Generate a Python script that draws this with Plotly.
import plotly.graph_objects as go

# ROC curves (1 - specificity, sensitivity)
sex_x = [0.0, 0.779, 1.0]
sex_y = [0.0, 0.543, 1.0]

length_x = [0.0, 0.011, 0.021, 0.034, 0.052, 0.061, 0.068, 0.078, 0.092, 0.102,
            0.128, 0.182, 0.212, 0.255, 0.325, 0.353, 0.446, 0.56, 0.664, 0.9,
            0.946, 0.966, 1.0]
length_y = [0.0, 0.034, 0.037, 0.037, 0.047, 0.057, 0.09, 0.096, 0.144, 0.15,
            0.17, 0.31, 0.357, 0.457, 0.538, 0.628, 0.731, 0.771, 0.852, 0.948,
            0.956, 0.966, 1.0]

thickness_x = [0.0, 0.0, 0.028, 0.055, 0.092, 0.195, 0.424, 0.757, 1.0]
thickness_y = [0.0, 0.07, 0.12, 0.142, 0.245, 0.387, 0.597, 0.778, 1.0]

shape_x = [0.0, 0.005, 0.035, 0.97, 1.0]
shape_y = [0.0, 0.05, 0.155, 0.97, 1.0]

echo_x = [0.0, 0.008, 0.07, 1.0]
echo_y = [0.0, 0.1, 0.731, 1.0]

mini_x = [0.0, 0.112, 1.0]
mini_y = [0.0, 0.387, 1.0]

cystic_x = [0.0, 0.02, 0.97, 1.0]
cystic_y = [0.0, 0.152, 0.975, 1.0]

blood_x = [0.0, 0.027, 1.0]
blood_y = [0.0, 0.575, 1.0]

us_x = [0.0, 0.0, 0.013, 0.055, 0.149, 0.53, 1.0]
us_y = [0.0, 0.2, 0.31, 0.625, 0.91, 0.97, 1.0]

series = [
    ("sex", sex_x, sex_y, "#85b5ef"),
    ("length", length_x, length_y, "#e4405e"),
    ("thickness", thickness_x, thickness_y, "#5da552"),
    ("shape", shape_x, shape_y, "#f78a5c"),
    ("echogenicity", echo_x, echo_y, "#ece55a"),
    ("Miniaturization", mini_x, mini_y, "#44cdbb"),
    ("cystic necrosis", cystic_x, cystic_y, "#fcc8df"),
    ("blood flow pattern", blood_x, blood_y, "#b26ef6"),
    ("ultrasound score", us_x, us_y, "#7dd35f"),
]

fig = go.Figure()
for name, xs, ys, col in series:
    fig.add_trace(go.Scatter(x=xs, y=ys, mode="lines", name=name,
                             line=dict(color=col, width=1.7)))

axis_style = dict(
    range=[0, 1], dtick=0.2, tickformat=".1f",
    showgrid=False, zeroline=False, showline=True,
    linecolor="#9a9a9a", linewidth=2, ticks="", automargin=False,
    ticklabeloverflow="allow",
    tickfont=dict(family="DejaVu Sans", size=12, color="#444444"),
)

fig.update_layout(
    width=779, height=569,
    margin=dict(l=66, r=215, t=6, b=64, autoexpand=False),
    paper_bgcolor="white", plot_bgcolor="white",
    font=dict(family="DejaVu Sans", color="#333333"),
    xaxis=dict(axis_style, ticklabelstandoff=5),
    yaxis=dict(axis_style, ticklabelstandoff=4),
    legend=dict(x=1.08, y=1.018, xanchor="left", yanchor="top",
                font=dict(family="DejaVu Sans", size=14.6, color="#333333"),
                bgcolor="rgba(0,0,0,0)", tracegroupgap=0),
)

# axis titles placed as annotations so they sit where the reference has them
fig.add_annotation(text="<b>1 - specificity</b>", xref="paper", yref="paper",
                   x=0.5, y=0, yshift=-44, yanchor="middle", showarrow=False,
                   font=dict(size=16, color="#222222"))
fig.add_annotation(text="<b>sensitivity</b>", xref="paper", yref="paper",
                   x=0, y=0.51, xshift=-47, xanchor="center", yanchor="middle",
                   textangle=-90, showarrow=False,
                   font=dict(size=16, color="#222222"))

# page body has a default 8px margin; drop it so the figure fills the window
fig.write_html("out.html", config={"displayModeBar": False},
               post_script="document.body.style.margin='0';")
◆ ◆ ◆
Short problem: Repeat the material in full, exactly as it stands.

Task output:
Generate a Python script that draws this with Plotly.
import plotly.graph_objects as go

# ROC curves (1 - specificity, sensitivity)
sex_x = [0.0, 0.779, 1.0]
sex_y = [0.0, 0.543, 1.0]

length_x = [0.0, 0.011, 0.021, 0.034, 0.052, 0.061, 0.068, 0.078, 0.092, 0.102,
            0.128, 0.182, 0.212, 0.255, 0.325, 0.353, 0.446, 0.56, 0.664, 0.9,
            0.946, 0.966, 1.0]
length_y = [0.0, 0.034, 0.037, 0.037, 0.047, 0.057, 0.09, 0.096, 0.144, 0.15,
            0.17, 0.31, 0.357, 0.457, 0.538, 0.628, 0.731, 0.771, 0.852, 0.948,
            0.956, 0.966, 1.0]

thickness_x = [0.0, 0.0, 0.028, 0.055, 0.092, 0.195, 0.424, 0.757, 1.0]
thickness_y = [0.0, 0.07, 0.12, 0.142, 0.245, 0.387, 0.597, 0.778, 1.0]

shape_x = [0.0, 0.005, 0.035, 0.97, 1.0]
shape_y = [0.0, 0.05, 0.155, 0.97, 1.0]

echo_x = [0.0, 0.008, 0.07, 1.0]
echo_y = [0.0, 0.1, 0.731, 1.0]

mini_x = [0.0, 0.112, 1.0]
mini_y = [0.0, 0.387, 1.0]

cystic_x = [0.0, 0.02, 0.97, 1.0]
cystic_y = [0.0, 0.152, 0.975, 1.0]

blood_x = [0.0, 0.027, 1.0]
blood_y = [0.0, 0.575, 1.0]

us_x = [0.0, 0.0, 0.013, 0.055, 0.149, 0.53, 1.0]
us_y = [0.0, 0.2, 0.31, 0.625, 0.91, 0.97, 1.0]

series = [
    ("sex", sex_x, sex_y, "#85b5ef"),
    ("length", length_x, length_y, "#e4405e"),
    ("thickness", thickness_x, thickness_y, "#5da552"),
    ("shape", shape_x, shape_y, "#f78a5c"),
    ("echogenicity", echo_x, echo_y, "#ece55a"),
    ("Miniaturization", mini_x, mini_y, "#44cdbb"),
    ("cystic necrosis", cystic_x, cystic_y, "#fcc8df"),
    ("blood flow pattern", blood_x, blood_y, "#b26ef6"),
    ("ultrasound score", us_x, us_y, "#7dd35f"),
]

fig = go.Figure()
for name, xs, ys, col in series:
    fig.add_trace(go.Scatter(x=xs, y=ys, mode="lines", name=name,
                             line=dict(color=col, width=1.7)))

axis_style = dict(
    range=[0, 1], dtick=0.2, tickformat=".1f",
    showgrid=False, zeroline=False, showline=True,
    linecolor="#9a9a9a", linewidth=2, ticks="", automargin=False,
    ticklabeloverflow="allow",
    tickfont=dict(family="DejaVu Sans", size=12, color="#444444"),
)

fig.update_layout(
    width=779, height=569,
    margin=dict(l=66, r=215, t=6, b=64, autoexpand=False),
    paper_bgcolor="white", plot_bgcolor="white",
    font=dict(family="DejaVu Sans", color="#333333"),
    xaxis=dict(axis_style, ticklabelstandoff=5),
    yaxis=dict(axis_style, ticklabelstandoff=4),
    legend=dict(x=1.08, y=1.018, xanchor="left", yanchor="top",
                font=dict(family="DejaVu Sans", size=14.6, color="#333333"),
                bgcolor="rgba(0,0,0,0)", tracegroupgap=0),
)

# axis titles placed as annotations so they sit where the reference has them
fig.add_annotation(text="<b>1 - specificity</b>", xref="paper", yref="paper",
                   x=0.5, y=0, yshift=-44, yanchor="middle", showarrow=False,
                   font=dict(size=16, color="#222222"))
fig.add_annotation(text="<b>sensitivity</b>", xref="paper", yref="paper",
                   x=0, y=0.51, xshift=-47, xanchor="center", yanchor="middle",
                   textangle=-90, showarrow=False,
                   font=dict(size=16, color="#222222"))

# page body has a default 8px margin; drop it so the figure fills the window
fig.write_html("out.html", config={"displayModeBar": False},
               post_script="document.body.style.margin='0';")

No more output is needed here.